Let’s face it, cheating players will always pay the fees for that competitive edge, to hell with a 50-game ban or not. It’s no big deal to them, because even after they’re caught, they’ll still get paid or just get another contract somewhere else. They’ll just keep playing and making more money, and they’ll use all that money to wipe their tears away after their feelings are hurt from everyone booing them.

"I again just want to apologize for making so much money."

“I again just want to apologize for signing a $16 million a year deal.”

While “One-And-Done” won’t solve everything, and won’t fix the records or awards a player earned while cheating, it at least  won’t let a cheating player continue making the amount of cash they possibly would have if they continued playing  baseball.

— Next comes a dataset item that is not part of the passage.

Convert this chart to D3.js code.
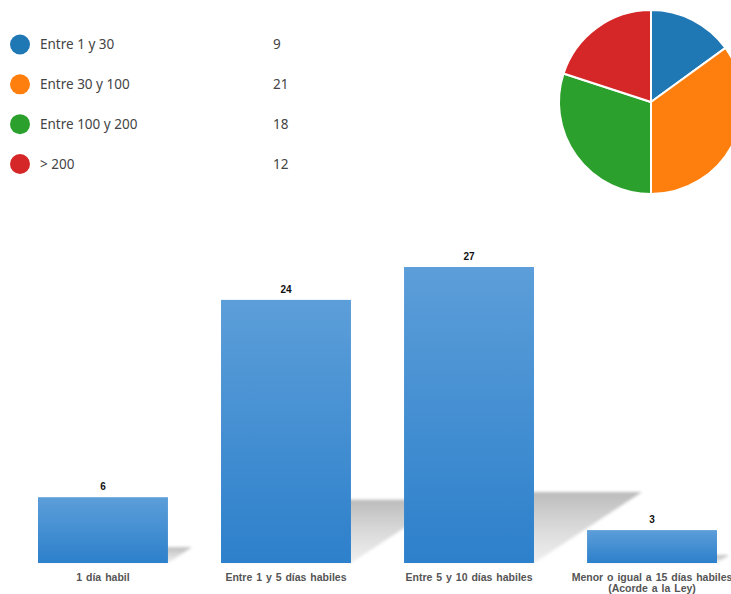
<!DOCTYPE html>
<html>
<head>
<meta charset="utf-8">
<script src="https://cdn.jsdelivr.net/npm/d3@7"></script>
<style>
  html, body { margin: 0; padding: 0; background: #fff; overflow: hidden; }
  svg { display: block; }
</style>
</head>
<body>
<svg id="chart" width="731" height="594"></svg>
<script>
// Distribution by range (legend + pie)
const rangeLabels = ["Entre 1 y 30", "Entre 30 y 100", "Entre 100 y 200", "> 200"];
const rangeValues = [9, 21, 18, 12];
const rangeColors = ["#1f77b4", "#ff7f0e", "#2ca02c", "#d62728"];

// Response time (bar chart)
const timeLabels = [
  ["1 día habil"],
  ["Entre 1 y 5 días habiles"],
  ["Entre 5 y 10 días habiles"],
  ["Menor o igual a 15 días habiles", "(Acorde a la Ley)"]
];
const timeValues = [6, 24, 27, 3];

const svg = d3.select("#chart");
const defs = svg.append("defs");

// ---------- Legend ----------
const legend = svg.append("g");
const legendY = d3.scalePoint().domain(rangeLabels).range([44.5, 164]);
const rows = legend.selectAll("g.row")
  .data(rangeLabels.map((l, i) => ({ label: l, value: rangeValues[i], color: rangeColors[i] })))
  .join("g")
  .attr("class", "row")
  .attr("transform", d => `translate(0,${legendY(d.label)})`);
rows.append("circle").attr("cx", 20).attr("cy", 0).attr("r", 10).attr("fill", d => d.color);
rows.append("text")
  .attr("x", 40).attr("y", 0).attr("dy", "0.35em")
  .attr("font-family", "'Noto Sans', 'Open Sans', sans-serif")
  .attr("font-size", 13.5).attr("fill", "#444")
  .text(d => d.label);
rows.append("text")
  .attr("x", 273).attr("y", 0).attr("dy", "0.35em")
  .attr("font-family", "'Noto Sans', 'Open Sans', sans-serif")
  .attr("font-size", 13.5).attr("fill", "#444")
  .text(d => d.value);

// ---------- Pie ----------
const pie = d3.pie().sort(null).value(d => d)(rangeValues);
const arc = d3.arc().innerRadius(0).outerRadius(92);
svg.append("g")
  .attr("transform", "translate(651,102)")
  .selectAll("path")
  .data(pie)
  .join("path")
  .attr("d", arc)
  .attr("fill", (d, i) => rangeColors[i])
  .attr("stroke", "#fff")
  .attr("stroke-width", 2);

// ---------- Bar chart ----------
const baseY = 563;
const x = d3.scaleBand()
  .domain(d3.range(timeValues.length))
  .range([38, 717])
  .paddingInner(0.29)
  .paddingOuter(0);
const y = d3.scaleLinear().domain([0, 27]).range([baseY, 267]);

const barGrad = defs.append("linearGradient")
  .attr("id", "barGrad").attr("x1", 0).attr("y1", 0).attr("x2", 0).attr("y2", 1);
barGrad.append("stop").attr("offset", "0%").attr("stop-color", "#5c9ed9");
barGrad.append("stop").attr("offset", "100%").attr("stop-color", "#2d80cb");

const shadowGrad = defs.append("linearGradient")
  .attr("id", "shadowGrad").attr("x1", 0).attr("y1", 0).attr("x2", 0).attr("y2", 1);
shadowGrad.append("stop").attr("offset", "0%").attr("stop-color", "#bbbbbb").attr("stop-opacity", 1);
shadowGrad.append("stop").attr("offset", "100%").attr("stop-color", "#d6d6d6").attr("stop-opacity", 0.4);

const blur = defs.append("filter").attr("id", "soft")
  .attr("x", "-20%").attr("y", "-20%").attr("width", "140%").attr("height", "140%");
blur.append("feGaussianBlur").attr("stdDeviation", 1.6);

// Cast shadows: each bar flattened and sheared to the right along the floor
const shadowScale = 0.24, shear = 1.52;
svg.append("g").attr("filter", "url(#soft)")
  .selectAll("path")
  .data(timeValues)
  .join("path")
  .attr("fill", "url(#shadowGrad)")
  .attr("d", (v, i) => {
    const h = (baseY - y(v)) * shadowScale;
    const s = h * shear;
    const x0 = x(i), x1 = x(i) + x.bandwidth();
    return `M${x0},${baseY}L${x1},${baseY}L${x1 + s},${baseY - h}L${x0 + s},${baseY - h}Z`;
  });

svg.append("g")
  .selectAll("rect")
  .data(timeValues)
  .join("rect")
  .attr("x", (v, i) => x(i))
  .attr("y", v => y(v))
  .attr("width", x.bandwidth())
  .attr("height", v => baseY - y(v))
  .attr("fill", "url(#barGrad)");

// Value labels
svg.append("g")
  .selectAll("text")
  .data(timeValues)
  .join("text")
  .attr("x", (v, i) => x(i) + x.bandwidth() / 2)
  .attr("y", v => y(v) - 7)
  .attr("text-anchor", "middle")
  .attr("font-family", "'Liberation Sans', Arial, sans-serif")
  .attr("font-weight", "bold")
  .attr("font-size", 10)
  .attr("fill", "#111")
  .text(v => v);

// Category labels
const cat = svg.append("g")
  .selectAll("text")
  .data(timeLabels)
  .join("text")
  .attr("x", (d, i) => x(i) + x.bandwidth() / 2)
  .attr("y", 581)
  .attr("text-anchor", "middle")
  .attr("font-family", "'Liberation Sans', Arial, sans-serif")
  .attr("font-weight", "bold")
  .attr("font-size", 10.5)
  .attr("word-spacing", 1)
  .attr("fill", "#555");
cat.selectAll("tspan")
  .data(d => d)
  .join("tspan")
  .attr("x", function () { return d3.select(this.parentNode).attr("x"); })
  .attr("dy", (d, j) => j === 0 ? 0 : 11)
  .text(d => d);
</script>
</body>
</html>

They won’t be able to profit from it with big league contracts waiting at the end of suspensions. Instead, they’ll just make Pete Rose-type money from constantly signing balls in Vegas for drunk tourists. While that might still be a lot to you and me, it’s nowhere near the amount they’d be making if they were still in the league, and it wouldn’t be worth the same risk of taking PED’s. There would be no more guaranteed dollars at the end of only two months at home.

“One-And-Done” isn’t perfect, but let’s face it, a measly 50 games (or in Braun’s case, 65)  isn’t doing anything at all. And until the MLB wants to get serious about cheating, Braun and other players will keep laughing all the way to the bank.